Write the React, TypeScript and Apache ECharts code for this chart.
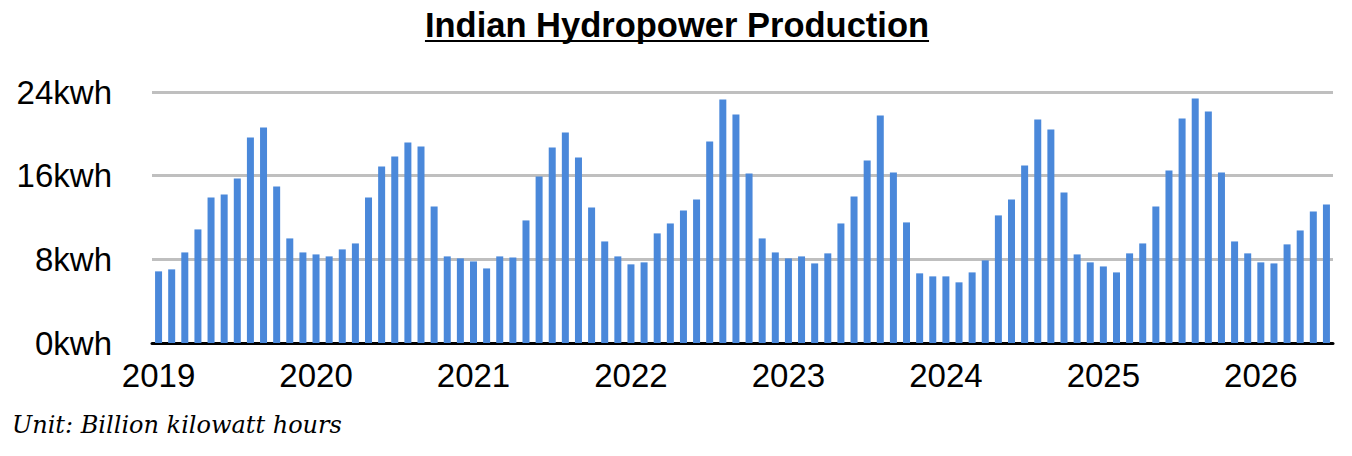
import React, { useEffect, useRef } from "react";
import * as echarts from "echarts";

const TITLE = "Indian Hydropower Production";
const UNIT_NOTE = "Unit: Billion kilowatt hours";
const YEARS = ["2019", "2020", "2021", "2022", "2023", "2024", "2025", "2026"];
const MONTHS = ["01", "02", "03", "04", "05", "06", "07", "08", "09", "10", "11", "12"];

const v2019 = [6.85, 7.04, 8.66, 10.86, 13.92, 14.2, 15.73, 19.65, 20.6, 14.97, 10.0, 8.66];
const v2020 = [8.47, 8.28, 8.95, 9.52, 13.92, 16.88, 17.83, 19.17, 18.79, 13.06, 8.28, 8.09];
const v2021 = [7.8, 7.13, 8.28, 8.18, 11.72, 15.92, 18.69, 20.13, 17.74, 12.96, 9.71, 8.28];
const v2022 = [7.52, 7.71, 10.48, 11.43, 12.68, 13.73, 19.27, 23.28, 21.85, 16.21, 10.0, 8.66];
const v2023 = [8.09, 8.28, 7.61, 8.57, 11.43, 14.01, 17.45, 21.75, 16.31, 11.53, 6.66, 6.37];
const v2024 = [6.37, 5.8, 6.75, 7.9, 12.2, 13.73, 16.97, 21.37, 20.41, 14.39, 8.47, 7.71];
const v2025 = [7.32, 6.75, 8.57, 9.52, 13.06, 16.5, 21.46, 23.38, 22.13, 16.31, 9.71, 8.57];
const v2026 = [7.71, 7.61, 9.43, 10.76, 12.58, 13.25];

const yearValues = [v2019, v2020, v2021, v2022, v2023, v2024, v2025, v2026];

export default function App() {
  const ref = useRef<HTMLDivElement>(null);

  useEffect(() => {
    if (!ref.current) return;
    const chart = echarts.init(ref.current, undefined, { renderer: "svg" });

    const categories: string[] = [];
    const values: number[] = [];
    yearValues.forEach((arr, yi) => {
      arr.forEach((v, mi) => {
        categories.push(YEARS[yi] + "-" + MONTHS[mi]);
        values.push(v);
      });
    });

    const titleFont = 'bold 34.5px "Liberation Sans", Arial, sans-serif';
    let titleW = 498;
    try {
      const ctx = document.createElement("canvas").getContext("2d");
      if (ctx) {
        ctx.font = titleFont;
        titleW = ctx.measureText(TITLE).width;
      }
    } catch (e) {}
    const cx = 677;

    chart.setOption({
      animation: false,
      grid: { left: 152, right: 19, top: 92, bottom: 113, containLabel: false },
      xAxis: {
        type: "category",
        data: categories,
        boundaryGap: true,
        axisLine: { show: true, lineStyle: { color: "#000", width: 3 } },
        axisTick: { show: false },
        axisLabel: {
          interval: (idx: number) => idx % 12 === 0,
          formatter: (val: string) => val.slice(0, 4),
          fontFamily: '"Liberation Sans", Arial, sans-serif',
          fontSize: 33,
          color: "#000",
          margin: 16,
        },
        splitLine: { show: false },
      },
      yAxis: {
        type: "value",
        min: 0,
        max: 24,
        interval: 8,
        axisLine: { show: false },
        axisTick: { show: false },
        axisLabel: {
          formatter: "{value}kwh",
          fontFamily: '"Liberation Sans", Arial, sans-serif',
          fontSize: 33,
          color: "#000",
          margin: 40,
          padding: [6, 0, 0, 0],
        },
        splitLine: { show: true, lineStyle: { color: "#bfbfbf", width: 3 } },
      },
      series: [
        {
          type: "bar",
          data: values,
          barWidth: 7,
          itemStyle: { color: "#4a88da" },
        },
      ],
      graphic: [
        {
          type: "text",
          x: cx,
          y: 25,
          style: {
            text: TITLE,
            font: titleFont,
            fill: "#000",
            align: "center",
            verticalAlign: "middle",
          },
        },
        {
          type: "line",
          shape: { x1: cx - titleW / 2, y1: 41, x2: cx + titleW / 2, y2: 41 },
          style: { stroke: "#000", lineWidth: 2 },
        },
        {
          type: "text",
          x: 12,
          y: 425,
          style: {
            text: UNIT_NOTE,
            font: 'italic 24px "DejaVu Serif", Georgia, serif',
            fill: "#000",
            align: "left",
            verticalAlign: "middle",
          },
        },
      ],
    });

    return () => chart.dispose();
  }, []);

  return (
    <div
      ref={ref}
      style={{ position: "absolute", left: 0, top: 0, width: 1352, height: 456, background: "#fff" }}
    />
  );
}
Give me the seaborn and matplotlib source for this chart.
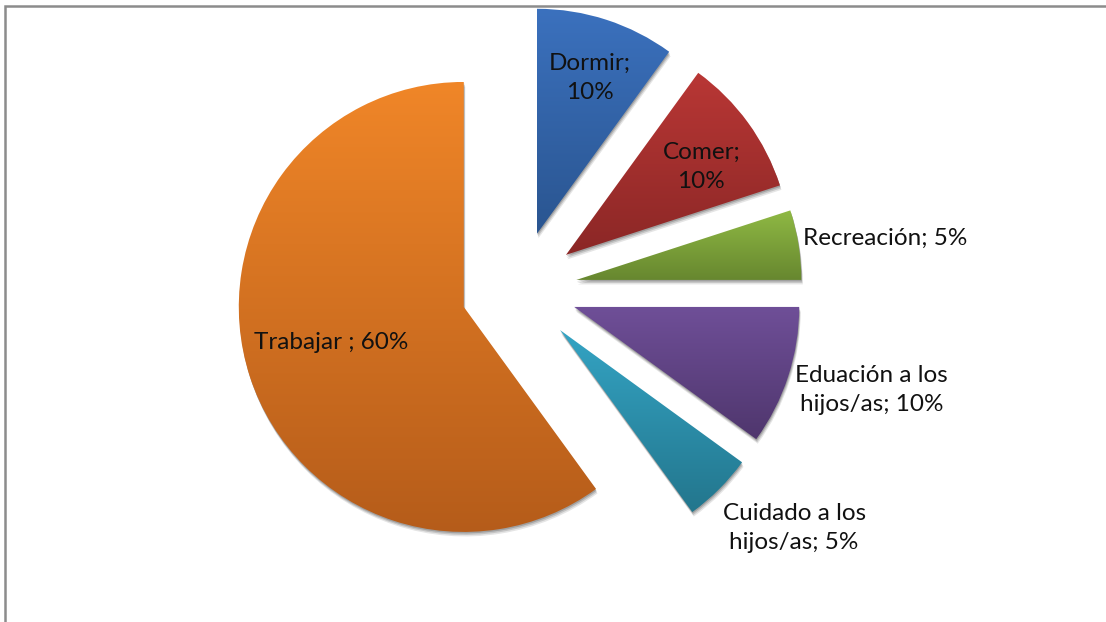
import numpy as np
import matplotlib
matplotlib.use("Agg")
import matplotlib.pyplot as plt
import matplotlib.transforms as mtransforms
from matplotlib.patches import PathPatch, Rectangle
import seaborn as sns

# Distribución del tiempo
categorias = ["Dormir", "Comer", "Recreación", "Eduación a los\nhijos/as",
              "Cuidado a los\nhijos/as", "Trabajar "]
porcentajes = [10, 10, 5, 10, 5, 60]

# gradient colours per slice (top, bottom)
colores_sup = ["#3B71BE", "#B93735", "#8FB944", "#6F4F98", "#34A4C4", "#F08628"]
colores_inf = ["#2A5590", "#8B2726", "#67872F", "#4F366D", "#23768D", "#B55C1A"]

# label separators and distance from the pie centre (in radii)
separadores = [";\n", ";\n", "; ", "; ", "; ", "; "]
dist_etiquetas = [0.99, 0.975, 1.645, 1.63, 1.62, 0.87]
ajuste_angulo = [-0.5, -2.2, -1.1, 2.0, 4.0, -2.0]

sns.set_theme(style="white")
plt.rcParams["font.family"] = ["Lato", "DejaVu Sans"]

W, H = 1106, 622
fig = plt.figure(figsize=(W / 100, H / 100), dpi=100)
fig.patch.set_facecolor("white")

# outer chart frame (top and left edges visible)
fig.add_artist(Rectangle((5 / W, -0.05), 1.2, 1 - 6 / H + 0.05,
                         transform=fig.transFigure, fill=False,
                         edgecolor="#8c8c8c", linewidth=1.8))

ax = fig.add_axes([0, 0, 1, 1])
px = 225.0  # pixels per radius
cx, cy = 519.0, 289.0

wedges, _ = ax.pie(porcentajes, startangle=90, counterclock=False,
                   explode=[0.258] * len(porcentajes), radius=1.0,
                   colors=sns.color_palette(colores_sup))

ax.set_xlim(-cx / px, (W - cx) / px)
ax.set_ylim(-(H - cy) / px, cy / px)
ax.set_aspect("equal")
ax.axis("off")

for i, w in enumerate(wedges):
    path = w.get_path()
    verts = path.vertices
    x0, x1 = verts[:, 0].min(), verts[:, 0].max()
    y0, y1 = verts[:, 1].min(), verts[:, 1].max()

    # soft drop shadow
    for dx, dy, a in [(1.5, -4.5, 0.10), (1.0, -3.0, 0.14), (0.5, -1.5, 0.18)]:
        sh = PathPatch(path, facecolor="black", edgecolor="none", alpha=a,
                       transform=ax.transData + mtransforms.ScaledTranslation(
                           dx / 100, dy / 100, fig.dpi_scale_trans),
                       zorder=0.5)
        ax.add_patch(sh)

    w.set_facecolor("none")
    w.set_edgecolor("none")

    top = np.array(matplotlib.colors.to_rgb(colores_sup[i]))
    bot = np.array(matplotlib.colors.to_rgb(colores_inf[i]))
    t = np.linspace(0, 1, 256)[:, None]
    grad = (bot * (1 - t) + top * t)[:, None, :]
    im = ax.imshow(grad, extent=[x0, x1, y0, y1], origin="lower",
                   aspect="auto", interpolation="bilinear", zorder=1)
    im.set_clip_path(PathPatch(path, transform=ax.transData))

    ang = np.deg2rad((w.theta1 + w.theta2) / 2 + ajuste_angulo[i])
    r = dist_etiquetas[i]
    texto = f"{categorias[i]}{separadores[i]}{porcentajes[i]}%"
    ax.text(r * np.cos(ang), r * np.sin(ang), texto, ha="center", va="center",
            fontsize=17.5, color="#111111", linespacing=1.5, zorder=3)

ax.set_xlim(-cx / px, (W - cx) / px)
ax.set_ylim(-(H - cy) / px, cy / px)

fig.savefig("out.png", dpi=100, facecolor="white")
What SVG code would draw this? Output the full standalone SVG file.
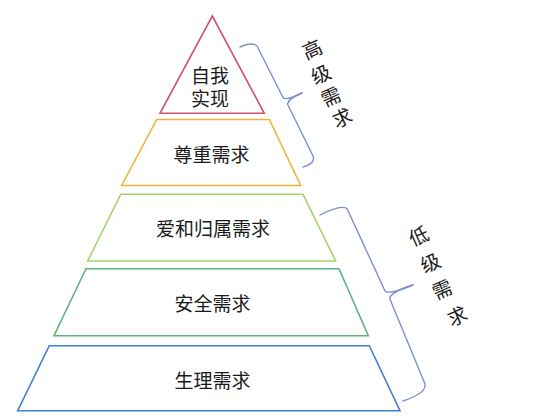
<svg xmlns="http://www.w3.org/2000/svg" width="554" height="419" viewBox="0 0 554 419">
<style>
.lvl{fill:#ffffff;stroke-width:1.6;stroke-linejoin:miter}
.t{font-family:"Noto Sans CJK SC","Noto Sans",sans-serif;font-size:19px;fill:#1a1a1a;text-anchor:middle;dominant-baseline:central}
.r{font-family:"Noto Sans CJK SC","Noto Sans",sans-serif;font-size:19.5px;fill:#1a1a1a;text-anchor:middle;dominant-baseline:central}
.brace{fill:none;stroke:#7b8fd0;stroke-width:1.4;stroke-linecap:round;stroke-linejoin:round}
</style>
<rect width="554" height="419" fill="#ffffff"/>
<g id="self-actualization">
<polygon class="lvl" stroke="#d2546c" points="212.3,16 264.3,113.3 160,113.3"/>
<text class="t"><tspan x="210" y="73.5">自我</tspan><tspan x="210" y="97">实现</tspan></text>
</g>
<g id="esteem">
<polygon class="lvl" stroke="#f2b13c" points="156.7,119.5 269.3,119.5 300.7,185.5 121.7,185.5"/>
<text class="t" x="211.5" y="153.5">尊重需求</text>
</g>
<g id="belonging">
<polygon class="lvl" stroke="#a6d46c" points="120.7,194.3 303,194.3 335.7,261 87.7,261"/>
<text class="t" x="213" y="227.5">爱和归属需求</text>
</g>
<g id="safety">
<polygon class="lvl" stroke="#5cb382" points="86,268.7 339,268.7 368.3,335.7 54,335.7"/>
<text class="t" x="212.5" y="302.5">安全需求</text>
</g>
<g id="physiological">
<polygon class="lvl" stroke="#3f7ed4" points="49.3,345.7 369.3,345.7 400,410.7 17.7,410.7"/>
<text class="t" x="212.5" y="379.5">生理需求</text>
</g>
<g id="connectors">
<path class="brace" d="M240,47 Q252,41.5 257,46 L283,97.5 Q286,101 302,93"/>
<path class="brace" d="M302,93 Q289,98 287.5,104 L313,156 Q316,163 303,167"/>
<path class="brace" d="M320,215 Q340,204.5 347,208.5 L385,291 Q389,295 413,285"/>
<path class="brace" d="M413,285 Q393,291 389.5,298 L425,384 Q427,393 403,401"/>
</g>
<g id="high-label">
<text class="r" x="311.7" y="48.3" transform="rotate(-24 311.7 48.3)">高</text>
<text class="r" x="320.5" y="73.3" transform="rotate(-24 320.5 73.3)">级</text>
<text class="r" x="330.5" y="95.5" transform="rotate(-24 330.5 95.5)">需</text>
<text class="r" x="341.7" y="116.7" transform="rotate(-24 341.7 116.7)">求</text>
</g>
<g id="low-label">
<text class="r" x="418.3" y="235" transform="rotate(-24 418.3 235)">低</text>
<text class="r" x="430" y="261.7" transform="rotate(-24 430 261.7)">级</text>
<text class="r" x="441.7" y="288.3" transform="rotate(-24 441.7 288.3)">需</text>
<text class="r" x="456.7" y="315" transform="rotate(-24 456.7 315)">求</text>
</g>
</svg>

● ● ● ●

- Problem:
Copy exactly the lines from the first line of the records above through the line with "import * as", both included, and nothing else. Pictures stay out.

- Exercise answer:
Write the React, TypeScript and Apache ECharts code for this chart.
import React, { useEffect, useRef } from "react";
import * as echarts from "echarts";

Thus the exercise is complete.